Are museums and the Internet really incompatible partners? Max Hollein, director of the Staedel art museum in Frankfurt, Germany, doesn’t think so, but he says that museums often commit two conceptual errors when they think about their Web strategy.
Either they attempt to create a virtual copy of a real stroll through an exhibition or else they aim to use the Internet as an advertising medium to attract more visitors.
“The former is relatively uninteresting, the latter doesn’t work,” says Hollein, who’s preparing the Staedel for its 200th anniversary festivities in 2015.
Not only has Germany some of the world’s greatest art collections, but it also takes the idea of re-inventing the museum seriously. For its jubilee year the Staedel museum is planning a range of innovations, some of which Hollein has previewed.
“The museum’s digital expansion will be our major topic of the next year and a half,” he says. Already the Staedel has built up an online presence in every area – 16,500 Facebook friends, 7,500 Twitter followers and 86,000 regular readers of the Staedel’s blog, not to mention the 350,000 video call-ups on YouTube.
This year two further types of Web outreach will be added. There will be a computer learning game for children in what the museum calls “a contemporary method of early aesthetic education”, and online courses for adults to help them prepare for attending an exhibition.
As Professor Monika Hagedorn-Saupe, a staff member at the Institute for Museum Research as well as a board member of the Federation of German Museums notes, not every museum is as active as the Staedel.
Some don’t even have a data bank and only a few list their collections online. Only a minority is active on the social media.
At the Staedel, those who purchase a ticket online can download a course free of charge, be it one about Raphael’s etching techniques or Albrecht Durer’s biography.
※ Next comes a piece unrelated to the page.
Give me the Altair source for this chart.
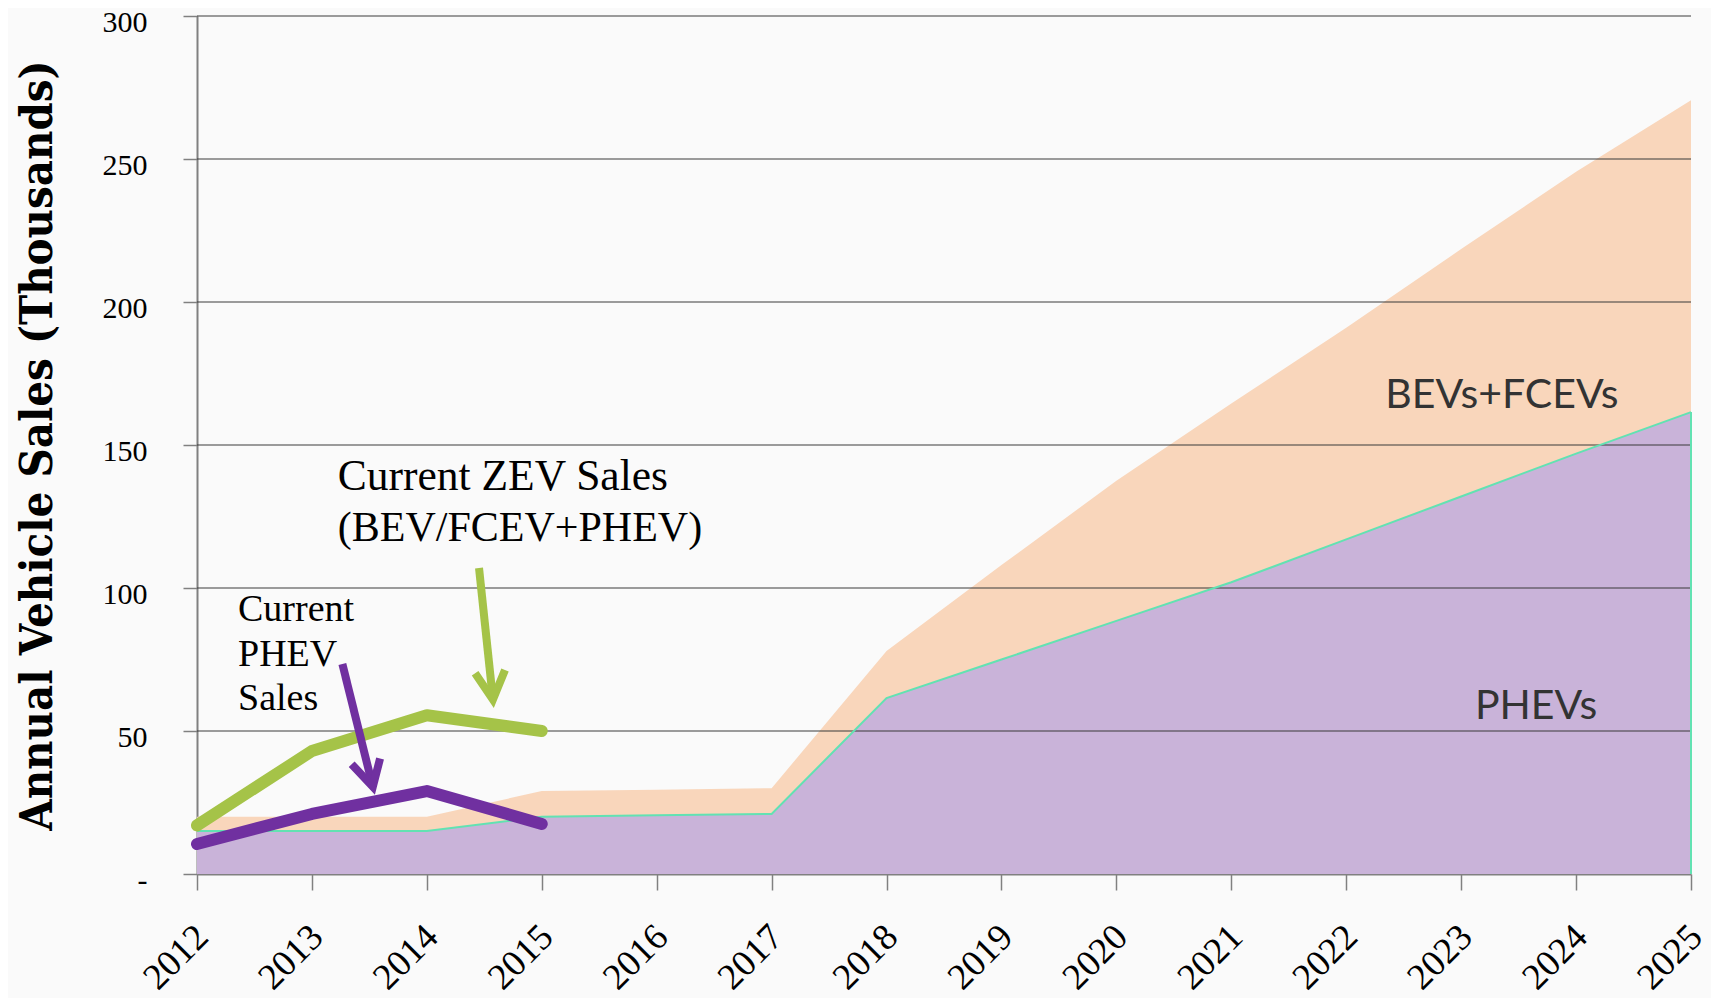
import altair as alt
import pandas as pd

# ---- data ----
years = list(range(2012, 2026))
phev_sales = [15, 15, 15, 20, 20.5, 21, 61.5, 75, 88.5, 102, 117, 132, 147, 161.5]
bev_fcev_sales = [5, 5, 5, 9, 9, 9, 16.5, 33, 49, 62.5, 74, 86.5, 98.5, 109]

current_years = [2012, 2013, 2014, 2015]
current_zev_sales = [17, 43, 55.5, 50]
current_phev_sales = [10.5, 21, 29, 17.5]

y_ticks = [0, 50, 100, 150, 200, 250, 300]
grid_values = [50, 100, 150, 200, 250, 300]

# annotation arrows (year, value) in data space
zev_arrow_year = [2014.454, 2014.575, 2014.42, 2014.575, 2014.68]
zev_arrow_val = [107.0, 61.0, 70.2, 61.0, 71.3]
phev_arrow_year = [2013.265, 2013.530, 2013.346, 2013.530, 2013.593]
phev_arrow_val = [73.4, 30.5, 38.4, 30.5, 40.4]
arrow_part = ["shaft", "shaft", "head", "head", "head"]
arrow_order = [0, 1, 0, 1, 2]

# annotation labels
serif_labels = ["Current ZEV Sales", "(BEV/FCEV+PHEV)", "Current", "PHEV", "Sales"]
serif_label_year = [2013.225, 2013.225, 2012.357, 2012.357, 2012.357]
serif_label_val = [134.4, 116.5, 88.3, 72.6, 57.2]
serif_label_size = [43.5, 42, 38, 38, 38]
sans_labels = ["BEVs+FCEVs", "PHEVs"]
sans_label_year = [2022.34, 2023.12]
sans_label_val = [162.8, 54.1]

# ---- tables ----
df = pd.DataFrame({
    "year": years,
    "phev": phev_sales,
    "bev": bev_fcev_sales,
})
df["top"] = df["phev"] + df["bev"]
df["zero"] = 0

cur = pd.DataFrame({"year": current_years, "zev": current_zev_sales, "phev": current_phev_sales})
grid = pd.DataFrame({"v": grid_values})
zev_arrow = pd.DataFrame({"year": zev_arrow_year, "val": zev_arrow_val, "part": arrow_part, "o": arrow_order})
phev_arrow = pd.DataFrame({"year": phev_arrow_year, "val": phev_arrow_val, "part": arrow_part, "o": arrow_order})
serif_df = pd.DataFrame({"t": serif_labels, "year": serif_label_year, "val": serif_label_val, "s": serif_label_size})
sans_df = pd.DataFrame({"t": sans_labels, "year": sans_label_year, "val": sans_label_val})

xscale = alt.Scale(domain=[2012, 2025], nice=False, zero=False)
yscale = alt.Scale(domain=[0, 300], nice=False)

x_axis = alt.Axis(
    values=years, format="d", title=None, grid=False,
    labelAngle=315, labelAlign="right", labelBaseline="middle",
    labelFont="Liberation Serif", labelFontSize=37, labelColor="black",
    labelPadding=41, labelOffset=5, tickSize=16, tickColor="#808080", tickWidth=1.5,
    domainColor="#808080", domainWidth=2, labelOverlap=False,
)
y_axis = alt.Axis(
    values=y_ticks, title="Annual Vehicle Sales (Thousands)", grid=False,
    labelExpr="datum.value == 0 ? '-\u00a0\u00a0\u00a0' : datum.label",
    labelFont="Liberation Serif", labelFontSize=30, labelColor="black",
    labelPadding=36, labelOffset=6, tickSize=14, tickColor="#808080", tickWidth=1.5,
    domainColor="#808080", domainWidth=2,
    titleFont="DejaVu Serif Condensed, Liberation Serif", titleFontSize=45, titleFontWeight="bold",
    titleColor="black", titleX=-146, titleY=429, titleAngle=270,
    titleAlign="center", titleBaseline="alphabetic",
)

X = alt.X("year:Q", scale=xscale, axis=x_axis)

purple_area = alt.Chart(df).mark_area(color="#c9b3d9").encode(
    x=X, y=alt.Y("phev:Q", scale=yscale, axis=y_axis)
)
peach_area = alt.Chart(df).mark_area(color="#f9d6bb").encode(
    x=alt.X("year:Q", scale=xscale), y=alt.Y("phev:Q", scale=yscale), y2="top:Q"
)
grid_rules = alt.Chart(grid).mark_rule(color="#3a3a3a", opacity=0.5, strokeWidth=2).encode(
    y=alt.Y("v:Q", scale=yscale)
)
mint_line = alt.Chart(df).mark_line(color="#62e2b2", strokeWidth=2).encode(
    x=alt.X("year:Q", scale=xscale), y=alt.Y("phev:Q", scale=yscale)
)
mint_edge = alt.Chart(df.tail(1)).mark_rule(color="#62e2b2", strokeWidth=2).encode(
    x=alt.X("year:Q", scale=xscale), y=alt.Y("zero:Q", scale=yscale), y2="phev:Q"
)
zev_line = alt.Chart(cur).mark_line(color="#a5c348", strokeWidth=12, strokeCap="round", strokeJoin="round").encode(
    x=alt.X("year:Q", scale=xscale), y=alt.Y("zev:Q", scale=yscale)
)
phev_line = alt.Chart(cur).mark_line(color="#7030a0", strokeWidth=12, strokeCap="round", strokeJoin="round").encode(
    x=alt.X("year:Q", scale=xscale), y=alt.Y("phev:Q", scale=yscale)
)
zev_arr = alt.Chart(zev_arrow).mark_line(color="#a5c348", strokeWidth=8, strokeJoin="miter").encode(
    x=alt.X("year:Q", scale=xscale), y=alt.Y("val:Q", scale=yscale), detail="part:N", order="o:Q"
)
phev_arr = alt.Chart(phev_arrow).mark_line(color="#7030a0", strokeWidth=8, strokeJoin="miter").encode(
    x=alt.X("year:Q", scale=xscale), y=alt.Y("val:Q", scale=yscale), detail="part:N", order="o:Q"
)
serif_text = alt.Chart(serif_df).mark_text(
    align="left", baseline="alphabetic", font="Liberation Serif", color="black"
).encode(
    x=alt.X("year:Q", scale=xscale), y=alt.Y("val:Q", scale=yscale), text="t:N",
    size=alt.Size("s:Q", scale=None, legend=None),
)
sans_text = alt.Chart(sans_df).mark_text(
    align="left", baseline="alphabetic", font="Lato", fontSize=41, color="#333333"
).encode(
    x=alt.X("year:Q", scale=xscale), y=alt.Y("val:Q", scale=yscale), text="t:N"
)

chart = alt.layer(
    purple_area, peach_area, grid_rules, mint_line, mint_edge,
    zev_line, phev_line, zev_arr, phev_arr, serif_text, sans_text,
).properties(
    width=1494, height=858,
    autosize=alt.AutoSizeParams(type="none"),
    padding={"left": 189, "top": 8, "right": 20, "bottom": 124},
    background="#fafafa",
).configure_view(stroke=None)

chart.save("out.html", embed_options={"renderer": "svg", "actions": False})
The aim, Hollein says, is to “enable people to have a knowledgeable visit” at the museum.
An audio guide – there’s a charge for this – on the current “Durer” exhibition can be downloaded on a visitor’s smartphone and listened to again later on.
The most important project is to set up a digital platform for the museum’s display items. This spring a beta version will be introduced. In jubilee year 2015, the platform will be available to all. The German state of Hesse has invested 1.5 million euros (Bt68 million) in the project, in which Software AG and Darmstadt University are also involved.
Since the past summer, Staedel staff members and their colleagues from the German Documentation Centre for Art History have been busy documenting the Staedel’s collection – each painting being given around 80 keywords.
This will permit online visitors to browse through the Staedel’s entire art collection – 99 per cent of which is not on display in the museum galleries but is kept in storage. Click by click, a viewer can browse back and forth through artists’ names and works of every epoch of art history. Those who click on a video receive more film material than those who chiefly want to read scholarly texts.
Darmstadt University media-system developer Thorsten Froehlich stresses that the platform is not a picture gallery like the Google Art Project.
“With our platform you proceed via association, something that is totally new. We call it ‘finding without searching’. You are seduced into getting lost.”
In Hollein’s view such “digital meandering” makes possible a new way of viewing art – by association. This, he stresses, does not compete with a real museum visit.
The New York Times recently hailed Frankfurt as one of the world’s top 10 places to visit, in large part because of the fine art.
Museum researcher Hagedorn-Saupe would like to see an Internet platform like the Staedel’s for every museum in Germany.
“The country’s libraries are much farther advanced,” she says, noting that they long ago began collaborating, as opposed to museums that remain fixated on their own collections. In literature there is the German digital library. In art there are just islands of knowledge.
“We need an access point for Germany’s cultural heritage,” Hagedorn-Saupe says. “This would also mean having one central portal for museum collections.”